» Given problem: Output the material below unchanged, apart from leaving out the pictures.

» Data:
* start *

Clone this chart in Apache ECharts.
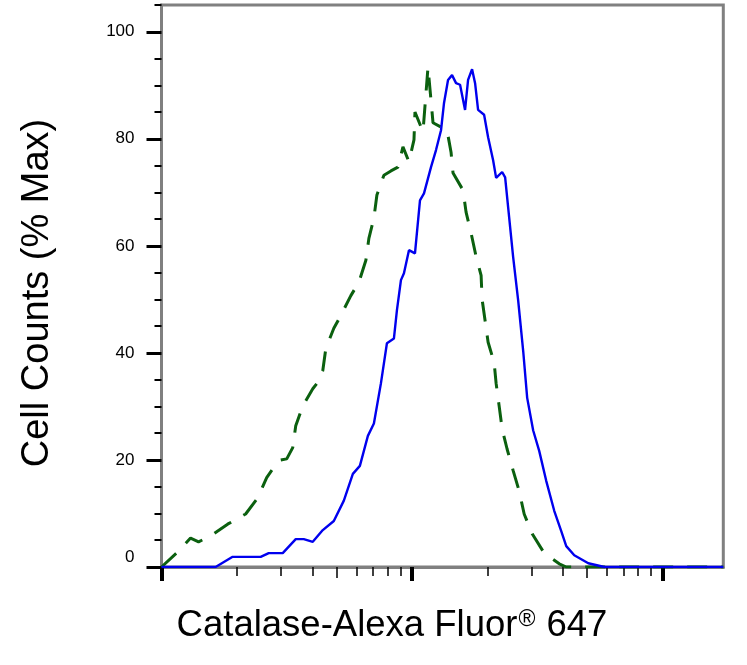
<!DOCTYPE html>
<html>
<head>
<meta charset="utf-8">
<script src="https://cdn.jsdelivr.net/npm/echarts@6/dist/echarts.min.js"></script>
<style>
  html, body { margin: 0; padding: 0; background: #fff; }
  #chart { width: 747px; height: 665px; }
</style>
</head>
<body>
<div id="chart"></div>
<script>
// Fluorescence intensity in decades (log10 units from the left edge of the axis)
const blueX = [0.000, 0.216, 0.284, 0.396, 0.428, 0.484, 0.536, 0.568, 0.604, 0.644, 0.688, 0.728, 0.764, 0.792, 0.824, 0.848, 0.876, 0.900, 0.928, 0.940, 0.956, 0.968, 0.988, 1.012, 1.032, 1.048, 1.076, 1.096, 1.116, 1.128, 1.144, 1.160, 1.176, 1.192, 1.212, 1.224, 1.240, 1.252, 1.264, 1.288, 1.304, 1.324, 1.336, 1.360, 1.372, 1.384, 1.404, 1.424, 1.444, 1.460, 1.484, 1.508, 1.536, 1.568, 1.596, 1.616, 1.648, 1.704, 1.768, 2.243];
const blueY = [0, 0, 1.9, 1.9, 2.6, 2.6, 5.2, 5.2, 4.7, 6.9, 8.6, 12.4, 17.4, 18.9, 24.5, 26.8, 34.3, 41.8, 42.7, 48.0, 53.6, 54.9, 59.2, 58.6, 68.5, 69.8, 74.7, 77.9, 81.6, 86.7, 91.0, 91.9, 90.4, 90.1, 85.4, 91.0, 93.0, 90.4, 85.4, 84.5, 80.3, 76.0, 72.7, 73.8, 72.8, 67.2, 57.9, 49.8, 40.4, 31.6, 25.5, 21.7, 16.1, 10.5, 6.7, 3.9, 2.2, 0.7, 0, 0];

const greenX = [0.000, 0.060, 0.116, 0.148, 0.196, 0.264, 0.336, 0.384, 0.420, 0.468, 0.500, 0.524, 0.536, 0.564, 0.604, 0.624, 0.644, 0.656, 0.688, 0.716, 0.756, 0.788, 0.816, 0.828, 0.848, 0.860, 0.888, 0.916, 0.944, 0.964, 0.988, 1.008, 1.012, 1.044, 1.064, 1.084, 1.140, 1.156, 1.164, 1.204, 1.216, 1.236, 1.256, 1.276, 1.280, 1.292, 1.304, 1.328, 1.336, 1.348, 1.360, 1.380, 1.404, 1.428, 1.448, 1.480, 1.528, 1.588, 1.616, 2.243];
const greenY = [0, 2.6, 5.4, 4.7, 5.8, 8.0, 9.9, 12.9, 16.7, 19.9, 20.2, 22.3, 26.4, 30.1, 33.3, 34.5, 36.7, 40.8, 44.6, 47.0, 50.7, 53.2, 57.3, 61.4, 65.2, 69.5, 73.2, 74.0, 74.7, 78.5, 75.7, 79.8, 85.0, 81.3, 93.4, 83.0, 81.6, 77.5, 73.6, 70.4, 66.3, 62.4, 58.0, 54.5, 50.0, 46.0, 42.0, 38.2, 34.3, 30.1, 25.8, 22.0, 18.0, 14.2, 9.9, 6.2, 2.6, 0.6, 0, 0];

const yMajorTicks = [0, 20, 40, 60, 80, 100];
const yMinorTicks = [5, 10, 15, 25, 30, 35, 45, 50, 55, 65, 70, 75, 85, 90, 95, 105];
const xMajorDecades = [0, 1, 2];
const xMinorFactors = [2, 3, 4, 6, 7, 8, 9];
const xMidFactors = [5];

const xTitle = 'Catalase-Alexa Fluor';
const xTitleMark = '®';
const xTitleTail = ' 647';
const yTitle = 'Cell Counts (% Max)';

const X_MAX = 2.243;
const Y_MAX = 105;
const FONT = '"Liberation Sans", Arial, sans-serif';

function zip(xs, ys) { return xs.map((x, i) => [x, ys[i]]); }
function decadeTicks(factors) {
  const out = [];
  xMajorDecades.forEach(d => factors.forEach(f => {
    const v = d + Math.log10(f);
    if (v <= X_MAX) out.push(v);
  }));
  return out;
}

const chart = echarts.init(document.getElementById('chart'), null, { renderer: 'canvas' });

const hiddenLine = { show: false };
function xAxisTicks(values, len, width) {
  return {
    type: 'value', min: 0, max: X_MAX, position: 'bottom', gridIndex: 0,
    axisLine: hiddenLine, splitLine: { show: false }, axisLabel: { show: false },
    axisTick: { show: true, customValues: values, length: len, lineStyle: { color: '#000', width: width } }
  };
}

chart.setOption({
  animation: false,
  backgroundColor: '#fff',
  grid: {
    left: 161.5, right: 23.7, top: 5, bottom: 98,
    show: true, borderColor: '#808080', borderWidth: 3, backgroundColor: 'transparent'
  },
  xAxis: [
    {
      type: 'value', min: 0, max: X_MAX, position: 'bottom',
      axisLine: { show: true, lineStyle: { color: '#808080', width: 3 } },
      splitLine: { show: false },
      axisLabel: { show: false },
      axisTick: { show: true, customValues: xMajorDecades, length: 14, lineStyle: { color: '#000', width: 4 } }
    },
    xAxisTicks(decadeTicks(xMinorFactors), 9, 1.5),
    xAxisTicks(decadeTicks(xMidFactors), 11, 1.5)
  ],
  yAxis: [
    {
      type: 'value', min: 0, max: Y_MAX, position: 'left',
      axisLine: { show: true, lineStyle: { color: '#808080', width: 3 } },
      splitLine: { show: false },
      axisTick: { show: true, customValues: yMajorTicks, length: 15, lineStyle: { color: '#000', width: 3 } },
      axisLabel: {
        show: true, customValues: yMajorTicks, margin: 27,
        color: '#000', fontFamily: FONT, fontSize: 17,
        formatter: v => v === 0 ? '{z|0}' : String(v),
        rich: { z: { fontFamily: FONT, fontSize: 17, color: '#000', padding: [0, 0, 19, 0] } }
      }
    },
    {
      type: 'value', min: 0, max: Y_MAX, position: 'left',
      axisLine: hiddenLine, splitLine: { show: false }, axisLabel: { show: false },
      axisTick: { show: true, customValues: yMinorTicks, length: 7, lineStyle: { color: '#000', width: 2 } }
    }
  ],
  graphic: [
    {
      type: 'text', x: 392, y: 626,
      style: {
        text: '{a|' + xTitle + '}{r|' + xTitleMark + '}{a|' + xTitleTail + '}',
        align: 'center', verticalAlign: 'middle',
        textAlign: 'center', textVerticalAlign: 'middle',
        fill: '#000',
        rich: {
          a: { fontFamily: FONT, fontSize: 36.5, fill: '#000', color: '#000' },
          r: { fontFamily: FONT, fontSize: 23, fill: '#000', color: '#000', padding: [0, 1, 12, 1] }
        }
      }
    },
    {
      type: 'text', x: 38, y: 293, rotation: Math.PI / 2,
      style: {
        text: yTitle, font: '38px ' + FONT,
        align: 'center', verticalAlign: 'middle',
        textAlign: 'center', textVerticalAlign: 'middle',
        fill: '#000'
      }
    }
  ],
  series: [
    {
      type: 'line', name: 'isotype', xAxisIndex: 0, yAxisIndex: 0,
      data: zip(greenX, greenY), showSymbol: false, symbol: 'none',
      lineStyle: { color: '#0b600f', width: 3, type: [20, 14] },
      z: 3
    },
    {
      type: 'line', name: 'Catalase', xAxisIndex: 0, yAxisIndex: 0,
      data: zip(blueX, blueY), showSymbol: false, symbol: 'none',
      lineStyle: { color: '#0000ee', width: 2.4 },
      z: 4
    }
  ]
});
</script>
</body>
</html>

* end *

» Final result:
Clone this chart in Apache ECharts.
<!DOCTYPE html>
<html>
<head>
<meta charset="utf-8">
<script src="https://cdn.jsdelivr.net/npm/echarts@6/dist/echarts.min.js"></script>
<style>
  html, body { margin: 0; padding: 0; background: #fff; }
  #chart { width: 747px; height: 665px; }
</style>
</head>
<body>
<div id="chart"></div>
<script>
// Fluorescence intensity in decades (log10 units from the left edge of the axis)
const blueX = [0.000, 0.216, 0.284, 0.396, 0.428, 0.484, 0.536, 0.568, 0.604, 0.644, 0.688, 0.728, 0.764, 0.792, 0.824, 0.848, 0.876, 0.900, 0.928, 0.940, 0.956, 0.968, 0.988, 1.012, 1.032, 1.048, 1.076, 1.096, 1.116, 1.128, 1.144, 1.160, 1.176, 1.192, 1.212, 1.224, 1.240, 1.252, 1.264, 1.288, 1.304, 1.324, 1.336, 1.360, 1.372, 1.384, 1.404, 1.424, 1.444, 1.460, 1.484, 1.508, 1.536, 1.568, 1.596, 1.616, 1.648, 1.704, 1.768, 2.243];
const blueY = [0, 0, 1.9, 1.9, 2.6, 2.6, 5.2, 5.2, 4.7, 6.9, 8.6, 12.4, 17.4, 18.9, 24.5, 26.8, 34.3, 41.8, 42.7, 48.0, 53.6, 54.9, 59.2, 58.6, 68.5, 69.8, 74.7, 77.9, 81.6, 86.7, 91.0, 91.9, 90.4, 90.1, 85.4, 91.0, 93.0, 90.4, 85.4, 84.5, 80.3, 76.0, 72.7, 73.8, 72.8, 67.2, 57.9, 49.8, 40.4, 31.6, 25.5, 21.7, 16.1, 10.5, 6.7, 3.9, 2.2, 0.7, 0, 0];

const greenX = [0.000, 0.060, 0.116, 0.148, 0.196, 0.264, 0.336, 0.384, 0.420, 0.468, 0.500, 0.524, 0.536, 0.564, 0.604, 0.624, 0.644, 0.656, 0.688, 0.716, 0.756, 0.788, 0.816, 0.828, 0.848, 0.860, 0.888, 0.916, 0.944, 0.964, 0.988, 1.008, 1.012, 1.044, 1.064, 1.084, 1.140, 1.156, 1.164, 1.204, 1.216, 1.236, 1.256, 1.276, 1.280, 1.292, 1.304, 1.328, 1.336, 1.348, 1.360, 1.380, 1.404, 1.428, 1.448, 1.480, 1.528, 1.588, 1.616, 2.243];
const greenY = [0, 2.6, 5.4, 4.7, 5.8, 8.0, 9.9, 12.9, 16.7, 19.9, 20.2, 22.3, 26.4, 30.1, 33.3, 34.5, 36.7, 40.8, 44.6, 47.0, 50.7, 53.2, 57.3, 61.4, 65.2, 69.5, 73.2, 74.0, 74.7, 78.5, 75.7, 79.8, 85.0, 81.3, 93.4, 83.0, 81.6, 77.5, 73.6, 70.4, 66.3, 62.4, 58.0, 54.5, 50.0, 46.0, 42.0, 38.2, 34.3, 30.1, 25.8, 22.0, 18.0, 14.2, 9.9, 6.2, 2.6, 0.6, 0, 0];

const yMajorTicks = [0, 20, 40, 60, 80, 100];
const yMinorTicks = [5, 10, 15, 25, 30, 35, 45, 50, 55, 65, 70, 75, 85, 90, 95, 105];
const xMajorDecades = [0, 1, 2];
const xMinorFactors = [2, 3, 4, 6, 7, 8, 9];
const xMidFactors = [5];

const xTitle = 'Catalase-Alexa Fluor';
const xTitleMark = '®';
const xTitleTail = ' 647';
const yTitle = 'Cell Counts (% Max)';

const X_MAX = 2.243;
const Y_MAX = 105;
const FONT = '"Liberation Sans", Arial, sans-serif';

function zip(xs, ys) { return xs.map((x, i) => [x, ys[i]]); }
function decadeTicks(factors) {
  const out = [];
  xMajorDecades.forEach(d => factors.forEach(f => {
    const v = d + Math.log10(f);
    if (v <= X_MAX) out.push(v);
  }));
  return out;
}

const chart = echarts.init(document.getElementById('chart'), null, { renderer: 'canvas' });

const hiddenLine = { show: false };
function xAxisTicks(values, len, width) {
  return {
    type: 'value', min: 0, max: X_MAX, position: 'bottom', gridIndex: 0,
    axisLine: hiddenLine, splitLine: { show: false }, axisLabel: { show: false },
    axisTick: { show: true, customValues: values, length: len, lineStyle: { color: '#000', width: width } }
  };
}

chart.setOption({
  animation: false,
  backgroundColor: '#fff',
  grid: {
    left: 161.5, right: 23.7, top: 5, bottom: 98,
    show: true, borderColor: '#808080', borderWidth: 3, backgroundColor: 'transparent'
  },
  xAxis: [
    {
      type: 'value', min: 0, max: X_MAX, position: 'bottom',
      axisLine: { show: true, lineStyle: { color: '#808080', width: 3 } },
      splitLine: { show: false },
      axisLabel: { show: false },
      axisTick: { show: true, customValues: xMajorDecades, length: 14, lineStyle: { color: '#000', width: 4 } }
    },
    xAxisTicks(decadeTicks(xMinorFactors), 9, 1.5),
    xAxisTicks(decadeTicks(xMidFactors), 11, 1.5)
  ],
  yAxis: [
    {
      type: 'value', min: 0, max: Y_MAX, position: 'left',
      axisLine: { show: true, lineStyle: { color: '#808080', width: 3 } },
      splitLine: { show: false },
      axisTick: { show: true, customValues: yMajorTicks, length: 15, lineStyle: { color: '#000', width: 3 } },
      axisLabel: {
        show: true, customValues: yMajorTicks, margin: 27,
        color: '#000', fontFamily: FONT, fontSize: 17,
        formatter: v => v === 0 ? '{z|0}' : String(v),
        rich: { z: { fontFamily: FONT, fontSize: 17, color: '#000', padding: [0, 0, 19, 0] } }
      }
    },
    {
      type: 'value', min: 0, max: Y_MAX, position: 'left',
      axisLine: hiddenLine, splitLine: { show: false }, axisLabel: { show: false },
      axisTick: { show: true, customValues: yMinorTicks, length: 7, lineStyle: { color: '#000', width: 2 } }
    }
  ],
  graphic: [
    {
      type: 'text', x: 392, y: 626,
      style: {
        text: '{a|' + xTitle + '}{r|' + xTitleMark + '}{a|' + xTitleTail + '}',
        align: 'center', verticalAlign: 'middle',
        textAlign: 'center', textVerticalAlign: 'middle',
        fill: '#000',
        rich: {
          a: { fontFamily: FONT, fontSize: 36.5, fill: '#000', color: '#000' },
          r: { fontFamily: FONT, fontSize: 23, fill: '#000', color: '#000', padding: [0, 1, 12, 1] }
        }
      }
    },
    {
      type: 'text', x: 38, y: 293, rotation: Math.PI / 2,
      style: {
        text: yTitle, font: '38px ' + FONT,
        align: 'center', verticalAlign: 'middle',
        textAlign: 'center', textVerticalAlign: 'middle',
        fill: '#000'
      }
    }
  ],
  series: [
    {
      type: 'line', name: 'isotype', xAxisIndex: 0, yAxisIndex: 0,
      data: zip(greenX, greenY), showSymbol: false, symbol: 'none',
      lineStyle: { color: '#0b600f', width: 3, type: [20, 14] },
      z: 3
    },
    {
      type: 'line', name: 'Catalase', xAxisIndex: 0, yAxisIndex: 0,
      data: zip(blueX, blueY), showSymbol: false, symbol: 'none',
      lineStyle: { color: '#0000ee', width: 2.4 },
      z: 4
    }
  ]
});
</script>
</body>
</html>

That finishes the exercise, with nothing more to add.